The connection between a society's wealth and its demographics is cyclical. At first, with fertility declining and the workforce aging, there are proportionately fewer children to raise and educate. This is good: It frees up female labor to join the formal economy and allows for greater investment in the education of each remaining child. All else being equal, both factors stimulate economic development. Japan went through this phase in the 1960s and 1970s, with the other Asian countries following close behind. China is benefiting from it now.Then, however, the outlook turns bleak. Over time, low birth rates lead not only to fewer children, but also to fewer working-age people just as the percentage of dependent elders explodes. This means that as population aging runs its course, it might well go from stimulating the economy to depressing it. Fewer young adults means fewer people needing to purchase new homes, new furniture, and the like, as well as fewer people likely to take entrepreneurial risks. Aging workers become more interested in protecting existing jobs than in creating new businesses. Last-ditch efforts to prop up consumption and home values may result in more and more capital flowing into expanded consumer credit, creating financial bubbles that inevitably burst (sound familiar?).
The part that stands out to me is the increasing numbers of females in the workforce and less children to educate. That reminds me of Pittsburgh's recent history and the impressive gains in educational attainment. The region is, demographically, akin to China and on the road to becoming Japan (the second paragraph). The analogy isn't perfect, but the stated risks are palpable.
The wildcard is immigration. Japan's xenophobia is infamous. So is Pittsburgh's parochialism. I think either could be overcome. I'm not sure that's a practical solution. From the above article about global demography:
The trick will be restoring what, in the days of family-owned farms and small businesses, was once true: that babies are an asset rather than a burden. Imagine a society in which parents get to keep more of the human capital they form by investing in their children. Imagine a society in which the family is no longer just a consumer unit, but a productive enterprise. The society that figures out how to restore the economic foundation of the family will own the future. The alternative is poor and gray indeed.

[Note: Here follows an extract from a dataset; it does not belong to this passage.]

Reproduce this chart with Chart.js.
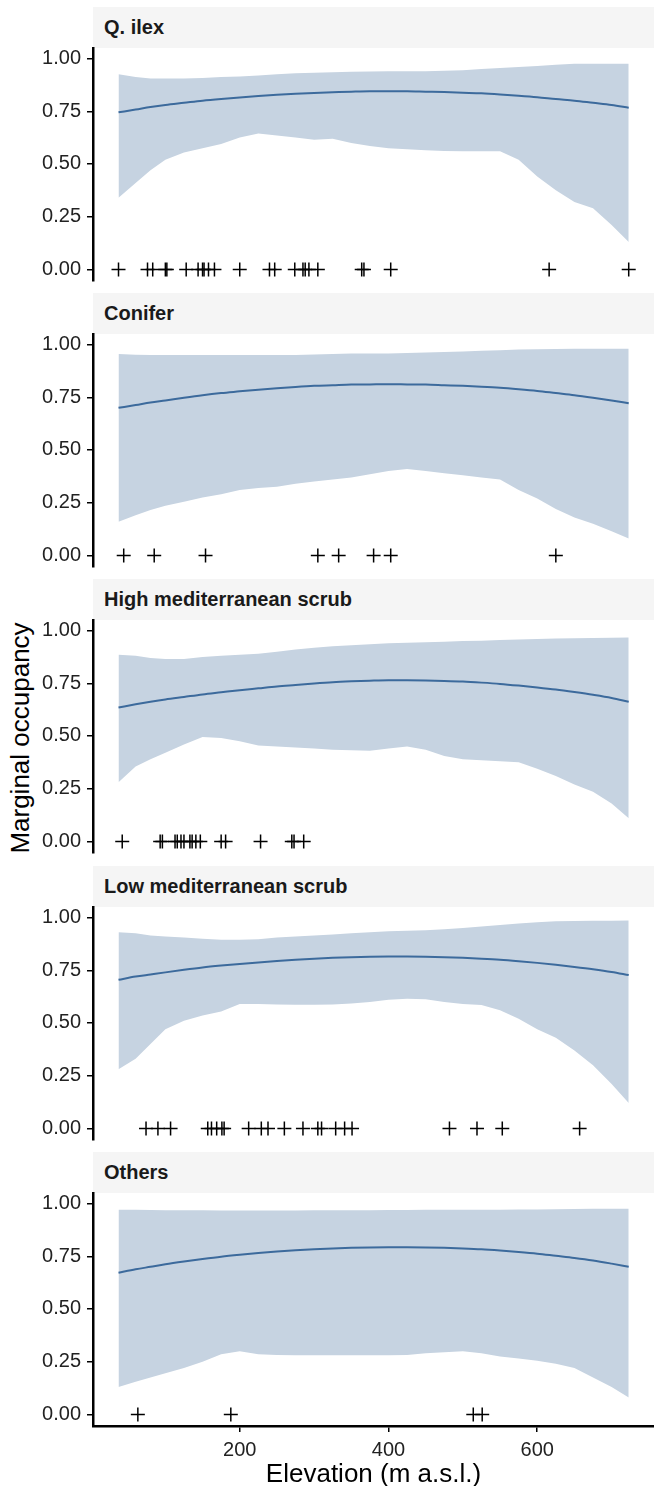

Demography Matters is skeptical of the proposed policy avenue. I'm optimistic for reasons likely unintended or unconsidered by the author. The issue is framed as a brain drain from the family. What's the return on investment? This is how communities think. For example, Louisiana:
While other states think of development in terms of research centers and technology, Louisiana approaches it in terms of third-world labor. Sutherlin observed that two recent development projects here include $50 million for a chicken-plucking plant and $40 million to make sweet potatoes into French fries. Governor Jindal's office released a letter last year in which it was argued, astonishingly, that we're over-educating people for the Louisiana workforce, a workforce that should apparently consist of chicken pluckers and fry-chefs. Some legislators think the way to reduce high school dropout rates is to reduce high school math and English requirements. Others think that because college graduates leave the state, we should produce fewer college graduates and not train the ones we do produce to the point that out-of-state employers would want them. TOPS, a state scholarship program for our best students, is in budget-cutters' cross hairs. My university has eliminated programs in chemistry and physics, among others, as its budget has been cut nearly in half over the last three years. Who needs science, anyway? Not chicken pluckers. Mathematics was on the chopping block (math!), excessive numeracy being something we want to avoid.
Polemics aside, metros and states essentially make the argument that we shouldn't invest in education when they talk about brain drain. If sending more educated adults out into the world to succeed had greater returns for the homeland (i.e. family), then we would have more children. We'd invest more in human capital. Convincing people who have no kids in the area to pay more taxes for schools is a tough sell. The typical response is Border Guard Bob. Obviously, Bob isn't a game-changer.
Diaspora networking is a game-changer. We can't afford to ignore the demographic and economic opportunities embodied in expatriates. That doesn't mean giving up on increasing immigration to the region. On the contrary, it means using the diaspora to attract foreign born talent. Appropriately, China has the same potential. Its best and brightest are scattered all over the world. That talent migration is a check against graying of the country. Both China and Pittsburgh are fortunate to have such an asset.